DATA PROVIDED:
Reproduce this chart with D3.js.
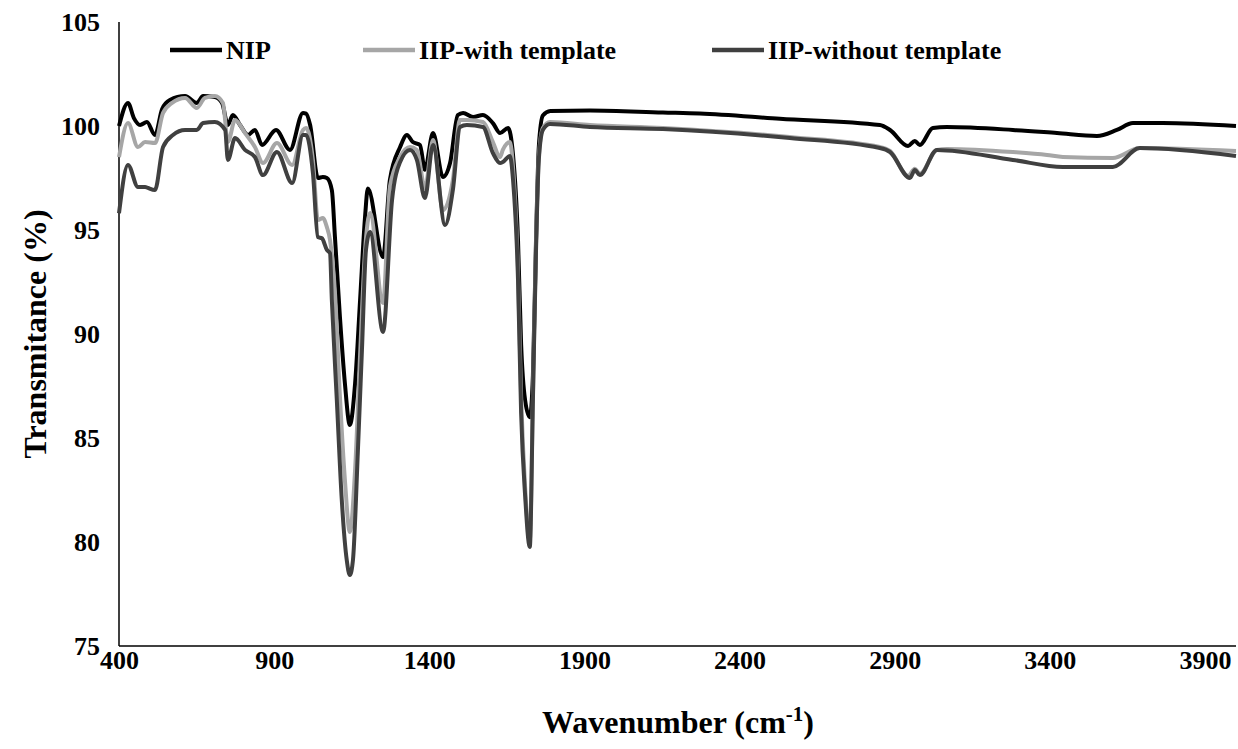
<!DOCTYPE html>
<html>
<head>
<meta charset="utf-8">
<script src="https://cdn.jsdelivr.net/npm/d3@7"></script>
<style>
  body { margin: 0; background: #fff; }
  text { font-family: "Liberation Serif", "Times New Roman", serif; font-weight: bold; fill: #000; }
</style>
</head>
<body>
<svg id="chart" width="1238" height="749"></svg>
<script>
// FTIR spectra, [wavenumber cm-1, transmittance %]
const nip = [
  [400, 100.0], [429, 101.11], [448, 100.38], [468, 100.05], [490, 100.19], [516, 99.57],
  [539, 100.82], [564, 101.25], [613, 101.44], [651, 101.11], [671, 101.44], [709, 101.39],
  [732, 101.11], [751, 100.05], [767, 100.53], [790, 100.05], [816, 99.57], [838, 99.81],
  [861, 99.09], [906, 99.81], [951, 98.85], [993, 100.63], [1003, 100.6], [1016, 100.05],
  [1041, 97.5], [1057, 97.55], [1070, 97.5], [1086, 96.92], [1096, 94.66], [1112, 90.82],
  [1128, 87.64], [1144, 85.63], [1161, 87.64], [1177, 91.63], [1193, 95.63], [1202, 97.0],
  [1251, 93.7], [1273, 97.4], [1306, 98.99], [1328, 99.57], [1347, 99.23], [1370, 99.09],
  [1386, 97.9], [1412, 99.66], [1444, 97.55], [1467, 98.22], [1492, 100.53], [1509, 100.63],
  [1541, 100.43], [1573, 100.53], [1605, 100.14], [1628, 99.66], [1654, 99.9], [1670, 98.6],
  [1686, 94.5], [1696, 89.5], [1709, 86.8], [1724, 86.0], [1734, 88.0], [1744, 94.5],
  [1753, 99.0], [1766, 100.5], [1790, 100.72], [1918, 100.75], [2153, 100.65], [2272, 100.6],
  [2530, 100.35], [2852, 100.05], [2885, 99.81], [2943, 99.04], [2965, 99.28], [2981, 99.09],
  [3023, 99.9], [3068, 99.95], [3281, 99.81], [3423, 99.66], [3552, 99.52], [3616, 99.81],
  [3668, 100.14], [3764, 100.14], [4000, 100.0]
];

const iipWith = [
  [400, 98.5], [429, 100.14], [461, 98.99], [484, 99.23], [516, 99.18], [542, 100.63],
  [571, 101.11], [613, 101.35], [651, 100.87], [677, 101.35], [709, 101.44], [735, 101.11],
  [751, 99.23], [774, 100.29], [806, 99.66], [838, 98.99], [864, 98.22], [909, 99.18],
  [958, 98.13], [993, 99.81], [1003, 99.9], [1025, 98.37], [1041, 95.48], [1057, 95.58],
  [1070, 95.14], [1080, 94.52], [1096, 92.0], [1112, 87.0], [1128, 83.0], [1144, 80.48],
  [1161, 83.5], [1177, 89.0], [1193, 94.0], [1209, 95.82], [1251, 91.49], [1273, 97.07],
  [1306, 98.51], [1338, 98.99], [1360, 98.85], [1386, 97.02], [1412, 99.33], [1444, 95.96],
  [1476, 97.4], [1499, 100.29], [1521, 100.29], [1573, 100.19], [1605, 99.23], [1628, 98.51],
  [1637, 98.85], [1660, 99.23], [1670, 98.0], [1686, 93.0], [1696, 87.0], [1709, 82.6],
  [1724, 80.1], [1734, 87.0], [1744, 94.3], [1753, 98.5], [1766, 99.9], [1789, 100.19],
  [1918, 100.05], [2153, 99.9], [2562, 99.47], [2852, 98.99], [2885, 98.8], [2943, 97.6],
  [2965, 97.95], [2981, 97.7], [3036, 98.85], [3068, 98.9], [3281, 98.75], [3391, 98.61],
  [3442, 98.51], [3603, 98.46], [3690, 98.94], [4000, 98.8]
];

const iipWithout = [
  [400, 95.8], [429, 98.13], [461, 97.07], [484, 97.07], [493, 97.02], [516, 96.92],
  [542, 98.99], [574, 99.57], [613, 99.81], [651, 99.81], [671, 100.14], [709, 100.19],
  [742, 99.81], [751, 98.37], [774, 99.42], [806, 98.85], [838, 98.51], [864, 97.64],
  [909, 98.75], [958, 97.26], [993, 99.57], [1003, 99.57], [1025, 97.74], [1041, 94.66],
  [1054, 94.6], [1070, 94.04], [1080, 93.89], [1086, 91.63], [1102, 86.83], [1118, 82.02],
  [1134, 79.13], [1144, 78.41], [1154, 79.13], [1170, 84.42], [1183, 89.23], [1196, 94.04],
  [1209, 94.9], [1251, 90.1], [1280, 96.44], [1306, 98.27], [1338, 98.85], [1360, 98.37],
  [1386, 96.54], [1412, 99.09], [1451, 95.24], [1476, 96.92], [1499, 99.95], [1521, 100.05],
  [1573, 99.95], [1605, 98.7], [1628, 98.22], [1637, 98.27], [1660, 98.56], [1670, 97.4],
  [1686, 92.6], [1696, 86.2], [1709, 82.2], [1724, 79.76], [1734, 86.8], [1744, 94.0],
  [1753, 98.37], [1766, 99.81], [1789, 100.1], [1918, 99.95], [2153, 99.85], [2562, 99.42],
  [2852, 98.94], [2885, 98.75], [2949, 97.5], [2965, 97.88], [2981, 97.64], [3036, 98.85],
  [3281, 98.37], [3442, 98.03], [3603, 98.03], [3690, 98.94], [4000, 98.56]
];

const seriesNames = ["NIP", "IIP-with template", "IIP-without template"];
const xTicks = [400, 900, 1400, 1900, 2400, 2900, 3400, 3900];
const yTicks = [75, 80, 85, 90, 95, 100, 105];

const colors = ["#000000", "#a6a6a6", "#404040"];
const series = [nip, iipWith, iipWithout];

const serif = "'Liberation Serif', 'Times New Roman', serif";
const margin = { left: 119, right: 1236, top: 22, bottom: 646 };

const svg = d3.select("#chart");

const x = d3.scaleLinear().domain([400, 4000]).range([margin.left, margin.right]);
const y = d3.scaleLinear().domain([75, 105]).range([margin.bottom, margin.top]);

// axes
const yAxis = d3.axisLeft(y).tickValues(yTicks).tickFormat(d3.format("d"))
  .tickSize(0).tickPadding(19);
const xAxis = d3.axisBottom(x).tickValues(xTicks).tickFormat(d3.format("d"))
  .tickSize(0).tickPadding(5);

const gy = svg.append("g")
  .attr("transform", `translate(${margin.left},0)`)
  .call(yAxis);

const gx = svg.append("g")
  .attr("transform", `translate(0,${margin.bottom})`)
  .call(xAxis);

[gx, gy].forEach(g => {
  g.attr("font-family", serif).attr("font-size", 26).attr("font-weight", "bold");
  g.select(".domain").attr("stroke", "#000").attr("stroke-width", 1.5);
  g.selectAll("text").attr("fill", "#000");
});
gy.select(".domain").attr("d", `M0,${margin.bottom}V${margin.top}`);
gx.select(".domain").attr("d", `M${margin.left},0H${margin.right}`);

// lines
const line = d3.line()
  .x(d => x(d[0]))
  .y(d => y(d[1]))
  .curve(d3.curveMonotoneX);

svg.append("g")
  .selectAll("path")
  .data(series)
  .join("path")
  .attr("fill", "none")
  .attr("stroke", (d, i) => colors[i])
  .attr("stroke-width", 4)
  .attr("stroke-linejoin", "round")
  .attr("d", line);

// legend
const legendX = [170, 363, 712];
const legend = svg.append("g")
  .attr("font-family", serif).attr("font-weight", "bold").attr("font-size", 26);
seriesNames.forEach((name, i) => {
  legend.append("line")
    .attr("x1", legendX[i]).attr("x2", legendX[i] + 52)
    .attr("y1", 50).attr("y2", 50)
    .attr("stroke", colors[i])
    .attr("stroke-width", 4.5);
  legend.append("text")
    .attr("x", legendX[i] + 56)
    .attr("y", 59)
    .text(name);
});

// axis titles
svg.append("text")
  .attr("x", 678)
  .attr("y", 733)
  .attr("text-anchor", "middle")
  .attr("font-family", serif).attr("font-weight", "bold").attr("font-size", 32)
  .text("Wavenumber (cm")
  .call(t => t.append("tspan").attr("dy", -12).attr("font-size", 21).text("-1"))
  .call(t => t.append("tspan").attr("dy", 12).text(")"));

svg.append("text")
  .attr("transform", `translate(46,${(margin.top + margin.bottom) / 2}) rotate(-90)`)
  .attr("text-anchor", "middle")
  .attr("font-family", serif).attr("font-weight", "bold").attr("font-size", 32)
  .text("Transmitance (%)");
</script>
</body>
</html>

REQUIREMENT: Each line holding "chart" must be found and copied.

IN RESPONSE:
Reproduce this chart with D3.js.
<svg id="chart" width="1238" height="749"></svg>
const svg = d3.select("#chart");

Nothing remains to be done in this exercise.